Stated exercise » Could you write out every record below exactly, leaving out any pictures?

## begin Provided information

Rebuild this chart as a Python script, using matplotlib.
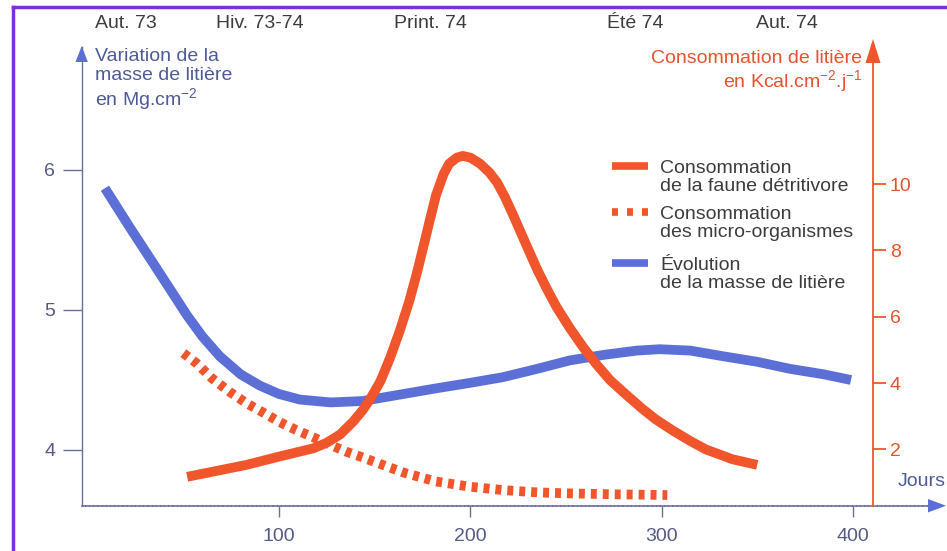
import numpy as np
import matplotlib.pyplot as plt
from matplotlib.lines import Line2D
from matplotlib.patches import Polygon

plt.rcParams['font.family'] = ['Liberation Sans', 'DejaVu Sans']
plt.rcParams['mathtext.default'] = 'regular'
plt.rcParams['lines.scale_dashes'] = False

# evolution de la masse de litiere (Mg.cm-2), axe de gauche
jours_masse = [9, 22, 33, 43, 52, 60, 69, 80, 90, 100, 111, 127, 144, 148, 165, 182, 200, 217,
               235, 252, 270, 287, 299, 315, 332, 350, 367, 385, 399]
masse = [5.87, 5.59, 5.36, 5.15, 4.96, 4.81, 4.67, 4.54, 4.46, 4.40, 4.36, 4.34, 4.35, 4.36, 4.40,
         4.44, 4.48, 4.52, 4.58, 4.64, 4.68, 4.71, 4.72, 4.71, 4.67, 4.63, 4.58, 4.54, 4.50]

# consommation par la faune detritivore (Kcal.cm-2.j-1), axe de droite
jours_faune = [52, 83, 100, 118, 125, 132, 139, 144, 148, 153, 158, 163, 168, 172, 175, 179, 182,
               186, 189, 193, 196, 200, 205, 210, 214, 218, 222, 229, 235, 240, 245, 252, 259,
               266, 273, 282, 290, 297, 306, 315, 323, 337, 350]
faune = [1.17, 1.53, 1.78, 2.03, 2.20, 2.45, 2.85, 3.20, 3.55, 4.05, 4.75, 5.55, 6.45, 7.30, 8.00,
         8.95, 9.65, 10.30, 10.62, 10.80, 10.85, 10.80, 10.62, 10.35, 10.05, 9.62, 9.12, 8.20,
         7.42, 6.84, 6.30, 5.66, 5.08, 4.56, 4.09, 3.62, 3.22, 2.90, 2.56, 2.25, 2.00, 1.70, 1.53]

# consommation par les micro-organismes
jours_micro = [50, 57, 65, 74, 83, 92, 100, 109, 118, 127, 135, 144, 149, 165, 182, 200, 217,
               235, 252, 278, 303]
micro = [4.90, 4.59, 4.14, 3.74, 3.39, 3.10, 2.83, 2.58, 2.36, 2.13, 1.93, 1.75, 1.64, 1.30, 1.03,
         0.87, 0.77, 0.70, 0.67, 0.64, 0.62]

saisons = ['Aut. 73', 'Hiv. 73-74', 'Print. 74', 'Été 74', 'Aut. 74']
saisons_x = [126, 260, 430, 635, 787]

BLEU = '#5b6fd6'
ORANGE = '#f0552b'
TXT_BLEU = '#4e5a98'
TXT_ORANGE = '#e5532d'
GRIS_AXE = '#6b7098'

W, H = 947, 551
def fx(px):
    return px / W
def fy(py):
    return 1 - py / H

fig = plt.figure(figsize=(9.47, 5.51), dpi=100)

ax = fig.add_axes([fx(81.7), fy(505.7), fx(940) - fx(81.7), fy(47) - fy(505.7)])
ax.set_xlim(100 + (81.7 - 279) / 1.913, 100 + (940 - 279) / 1.913)
ax.set_ylim(6 - (505.7 - 170) / 140, 6 + (170 - 47) / 140)
ax2 = ax.twinx()
ax2.set_ylim((515.6 - 505.7) / 33.15, (515.6 - 47) / 33.15)

for s in ['top', 'right']:
    ax.spines[s].set_visible(False)
ax.spines['left'].set_color(GRIS_AXE)
ax.spines['left'].set_linestyle((0, (2, 1)))
ax.spines['left'].set_linewidth(1)
ax.spines['bottom'].set_color(GRIS_AXE)
ax.spines['bottom'].set_linestyle((0, (2, 1)))
ax.spines['bottom'].set_linewidth(1.2)

ax.set_yticks([4, 5, 6])
ax.tick_params(axis='y', direction='out', length=14, width=1, color=GRIS_AXE,
               labelsize=14, labelcolor='#555a85', pad=5)
ax.set_xticks([100, 200, 300, 400])
ax.tick_params(axis='x', direction='out', length=8, width=1, color=GRIS_AXE,
               labelsize=14, labelcolor='#555a85', pad=8)

for s in ['top', 'left', 'bottom']:
    ax2.spines[s].set_visible(False)
ax2.spines['right'].set_position(('data', 410.5))
ax2.spines['right'].set_color(ORANGE)
ax2.spines['right'].set_linewidth(1.3)
ax2.set_yticks([2, 4, 6, 8, 10])
ax2.tick_params(axis='y', direction='out', length=9, width=1.3, color=ORANGE,
                labelsize=14, labelcolor=TXT_ORANGE, pad=3)

# courbes
ax.plot(jours_masse, masse, color=BLEU, lw=7, solid_capstyle='butt', solid_joinstyle='round', zorder=2)
ax2.plot(jours_micro, micro, color=ORANGE, lw=7, linestyle=(0, (4.3, 4.3)), dash_capstyle='butt', zorder=3)
ax2.plot(jours_faune, faune, color=ORANGE, lw=7, solid_capstyle='butt', solid_joinstyle='round', zorder=4)

# fleches des axes
def fleche(pts, c):
    fig.add_artist(Polygon([(fx(a), fy(b)) for a, b in pts], closed=True,
                           transform=fig.transFigure, color=c, lw=0))
fleche([(81.7, 46), (75.5, 62), (87.9, 62)], BLEU)
fleche([(873, 39), (865.5, 63), (880.5, 63)], ORANGE)
fleche([(946, 505.7), (928, 499), (928, 512.4)], BLEU)

# saisons
for lab, x in zip(saisons, saisons_x):
    fig.text(fx(x), fy(23), lab, ha='center', va='center', fontsize=14, color='#3c3c3c')

fig.text(fx(95), fy(80), 'Variation de la\nmasse de litière\nen Mg.cm$^{-2}$', ha='left', va='center',
         fontsize=14, color=TXT_BLEU, linespacing=1.12)
fig.text(fx(862), fy(72), 'Consommation de litière\nen Kcal.cm$^{-2}$.j$^{-1}$', ha='right', va='center',
         fontsize=14, color=TXT_ORANGE, linespacing=1.1, multialignment='right')
fig.text(fx(898), fy(481), 'Jours', ha='left', va='center', fontsize=14, color=TXT_BLEU)

# legende
leg = [('Consommation\nde la faune détritivore', ORANGE, '-', 166),
       ('Consommation\ndes micro-organismes', ORANGE, (0, (4.3, 6.5)), 212),
       ('Évolution\nde la masse de litière', BLEU, '-', 263)]
for lab, c, ls, y in leg:
    fig.add_artist(Line2D([fx(612), fx(648)], [fy(y), fy(y)], transform=fig.transFigure,
                          color=c, lw=5.5, linestyle=ls, solid_capstyle='butt', dash_capstyle='butt'))
    fig.text(fx(660), fy(y + 11.5), lab, ha='left', va='center', fontsize=14, color='#3c3c3c',
             linespacing=1.12)

# cadre violet
fig.add_artist(Line2D([fx(13), fx(13)], [fy(7), 0], transform=fig.transFigure, color='#7d2ee0', lw=2.5))
fig.add_artist(Line2D([fx(13), 1], [fy(7), fy(7)], transform=fig.transFigure, color='#7d2ee0', lw=2.5))

fig.savefig('out.png', dpi=100)
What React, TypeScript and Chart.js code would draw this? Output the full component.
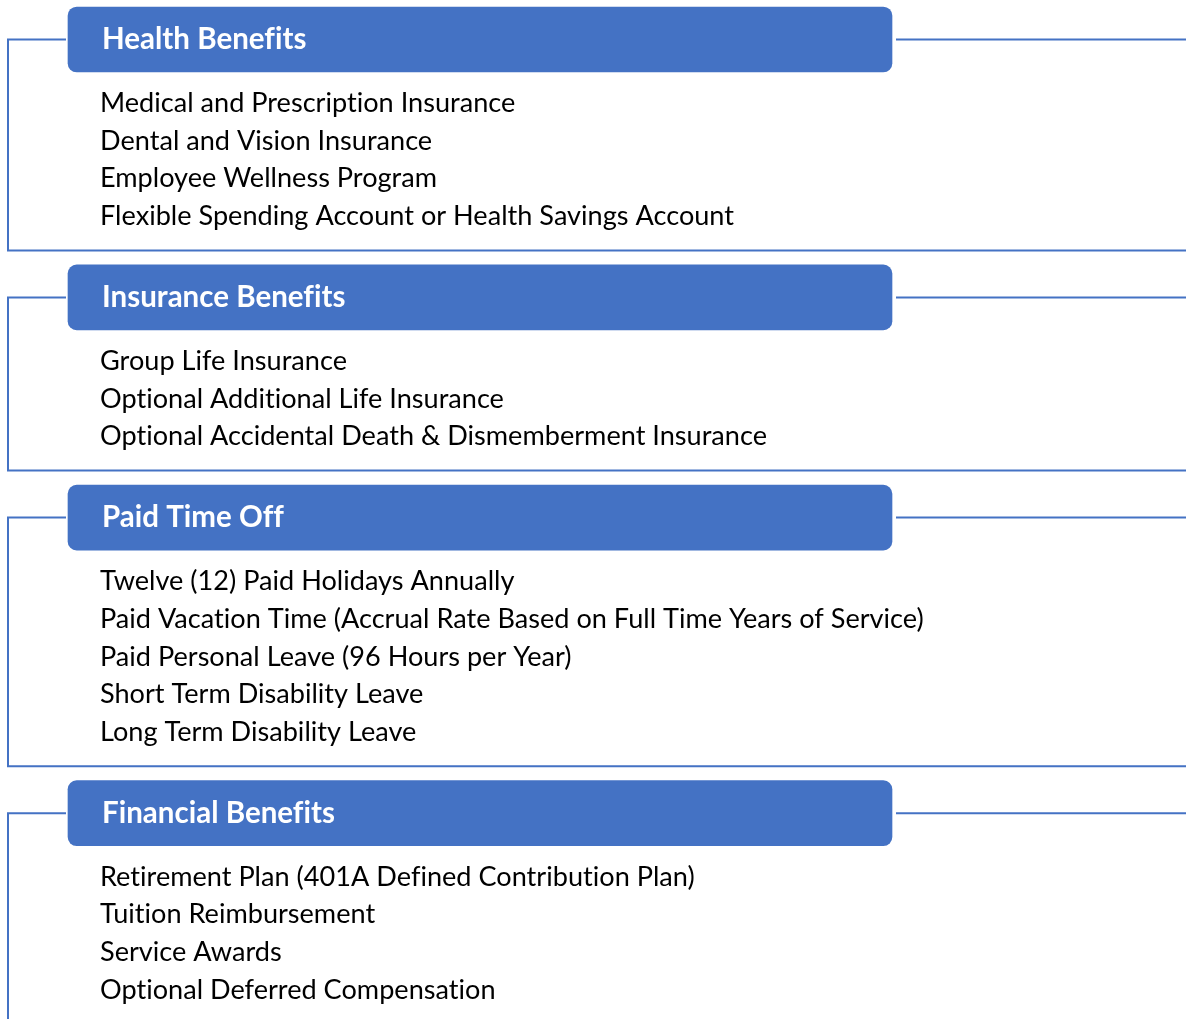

## end Provided information

Answer below »
Rebuild this chart as a Python script, using matplotlib.
import numpy as np
import matplotlib.pyplot as plt
from matplotlib.lines import Line2D
from matplotlib.patches import Polygon

plt.rcParams['font.family'] = ['Liberation Sans', 'DejaVu Sans']
plt.rcParams['mathtext.default'] = 'regular'
plt.rcParams['lines.scale_dashes'] = False

# evolution de la masse de litiere (Mg.cm-2), axe de gauche
jours_masse = [9, 22, 33, 43, 52, 60, 69, 80, 90, 100, 111, 127, 144, 148, 165, 182, 200, 217,
               235, 252, 270, 287, 299, 315, 332, 350, 367, 385, 399]
masse = [5.87, 5.59, 5.36, 5.15, 4.96, 4.81, 4.67, 4.54, 4.46, 4.40, 4.36, 4.34, 4.35, 4.36, 4.40,
         4.44, 4.48, 4.52, 4.58, 4.64, 4.68, 4.71, 4.72, 4.71, 4.67, 4.63, 4.58, 4.54, 4.50]

# consommation par la faune detritivore (Kcal.cm-2.j-1), axe de droite
jours_faune = [52, 83, 100, 118, 125, 132, 139, 144, 148, 153, 158, 163, 168, 172, 175, 179, 182,
               186, 189, 193, 196, 200, 205, 210, 214, 218, 222, 229, 235, 240, 245, 252, 259,
               266, 273, 282, 290, 297, 306, 315, 323, 337, 350]
faune = [1.17, 1.53, 1.78, 2.03, 2.20, 2.45, 2.85, 3.20, 3.55, 4.05, 4.75, 5.55, 6.45, 7.30, 8.00,
         8.95, 9.65, 10.30, 10.62, 10.80, 10.85, 10.80, 10.62, 10.35, 10.05, 9.62, 9.12, 8.20,
         7.42, 6.84, 6.30, 5.66, 5.08, 4.56, 4.09, 3.62, 3.22, 2.90, 2.56, 2.25, 2.00, 1.70, 1.53]

# consommation par les micro-organismes
jours_micro = [50, 57, 65, 74, 83, 92, 100, 109, 118, 127, 135, 144, 149, 165, 182, 200, 217,
               235, 252, 278, 303]
micro = [4.90, 4.59, 4.14, 3.74, 3.39, 3.10, 2.83, 2.58, 2.36, 2.13, 1.93, 1.75, 1.64, 1.30, 1.03,
         0.87, 0.77, 0.70, 0.67, 0.64, 0.62]

saisons = ['Aut. 73', 'Hiv. 73-74', 'Print. 74', 'Été 74', 'Aut. 74']
saisons_x = [126, 260, 430, 635, 787]

BLEU = '#5b6fd6'
ORANGE = '#f0552b'
TXT_BLEU = '#4e5a98'
TXT_ORANGE = '#e5532d'
GRIS_AXE = '#6b7098'

W, H = 947, 551
def fx(px):
    return px / W
def fy(py):
    return 1 - py / H

fig = plt.figure(figsize=(9.47, 5.51), dpi=100)

ax = fig.add_axes([fx(81.7), fy(505.7), fx(940) - fx(81.7), fy(47) - fy(505.7)])
ax.set_xlim(100 + (81.7 - 279) / 1.913, 100 + (940 - 279) / 1.913)
ax.set_ylim(6 - (505.7 - 170) / 140, 6 + (170 - 47) / 140)
ax2 = ax.twinx()
ax2.set_ylim((515.6 - 505.7) / 33.15, (515.6 - 47) / 33.15)

for s in ['top', 'right']:
    ax.spines[s].set_visible(False)
ax.spines['left'].set_color(GRIS_AXE)
ax.spines['left'].set_linestyle((0, (2, 1)))
ax.spines['left'].set_linewidth(1)
ax.spines['bottom'].set_color(GRIS_AXE)
ax.spines['bottom'].set_linestyle((0, (2, 1)))
ax.spines['bottom'].set_linewidth(1.2)

ax.set_yticks([4, 5, 6])
ax.tick_params(axis='y', direction='out', length=14, width=1, color=GRIS_AXE,
               labelsize=14, labelcolor='#555a85', pad=5)
ax.set_xticks([100, 200, 300, 400])
ax.tick_params(axis='x', direction='out', length=8, width=1, color=GRIS_AXE,
               labelsize=14, labelcolor='#555a85', pad=8)

for s in ['top', 'left', 'bottom']:
    ax2.spines[s].set_visible(False)
ax2.spines['right'].set_position(('data', 410.5))
ax2.spines['right'].set_color(ORANGE)
ax2.spines['right'].set_linewidth(1.3)
ax2.set_yticks([2, 4, 6, 8, 10])
ax2.tick_params(axis='y', direction='out', length=9, width=1.3, color=ORANGE,
                labelsize=14, labelcolor=TXT_ORANGE, pad=3)

# courbes
ax.plot(jours_masse, masse, color=BLEU, lw=7, solid_capstyle='butt', solid_joinstyle='round', zorder=2)
ax2.plot(jours_micro, micro, color=ORANGE, lw=7, linestyle=(0, (4.3, 4.3)), dash_capstyle='butt', zorder=3)
ax2.plot(jours_faune, faune, color=ORANGE, lw=7, solid_capstyle='butt', solid_joinstyle='round', zorder=4)

# fleches des axes
def fleche(pts, c):
    fig.add_artist(Polygon([(fx(a), fy(b)) for a, b in pts], closed=True,
                           transform=fig.transFigure, color=c, lw=0))
fleche([(81.7, 46), (75.5, 62), (87.9, 62)], BLEU)
fleche([(873, 39), (865.5, 63), (880.5, 63)], ORANGE)
fleche([(946, 505.7), (928, 499), (928, 512.4)], BLEU)

# saisons
for lab, x in zip(saisons, saisons_x):
    fig.text(fx(x), fy(23), lab, ha='center', va='center', fontsize=14, color='#3c3c3c')

fig.text(fx(95), fy(80), 'Variation de la\nmasse de litière\nen Mg.cm$^{-2}$', ha='left', va='center',
         fontsize=14, color=TXT_BLEU, linespacing=1.12)
fig.text(fx(862), fy(72), 'Consommation de litière\nen Kcal.cm$^{-2}$.j$^{-1}$', ha='right', va='center',
         fontsize=14, color=TXT_ORANGE, linespacing=1.1, multialignment='right')
fig.text(fx(898), fy(481), 'Jours', ha='left', va='center', fontsize=14, color=TXT_BLEU)

# legende
leg = [('Consommation\nde la faune détritivore', ORANGE, '-', 166),
       ('Consommation\ndes micro-organismes', ORANGE, (0, (4.3, 6.5)), 212),
       ('Évolution\nde la masse de litière', BLEU, '-', 263)]
for lab, c, ls, y in leg:
    fig.add_artist(Line2D([fx(612), fx(648)], [fy(y), fy(y)], transform=fig.transFigure,
                          color=c, lw=5.5, linestyle=ls, solid_capstyle='butt', dash_capstyle='butt'))
    fig.text(fx(660), fy(y + 11.5), lab, ha='left', va='center', fontsize=14, color='#3c3c3c',
             linespacing=1.12)

# cadre violet
fig.add_artist(Line2D([fx(13), fx(13)], [fy(7), 0], transform=fig.transFigure, color='#7d2ee0', lw=2.5))
fig.add_artist(Line2D([fx(13), 1], [fy(7), fy(7)], transform=fig.transFigure, color='#7d2ee0', lw=2.5))

fig.savefig('out.png', dpi=100)
What React, TypeScript and Chart.js code would draw this? Output the full component.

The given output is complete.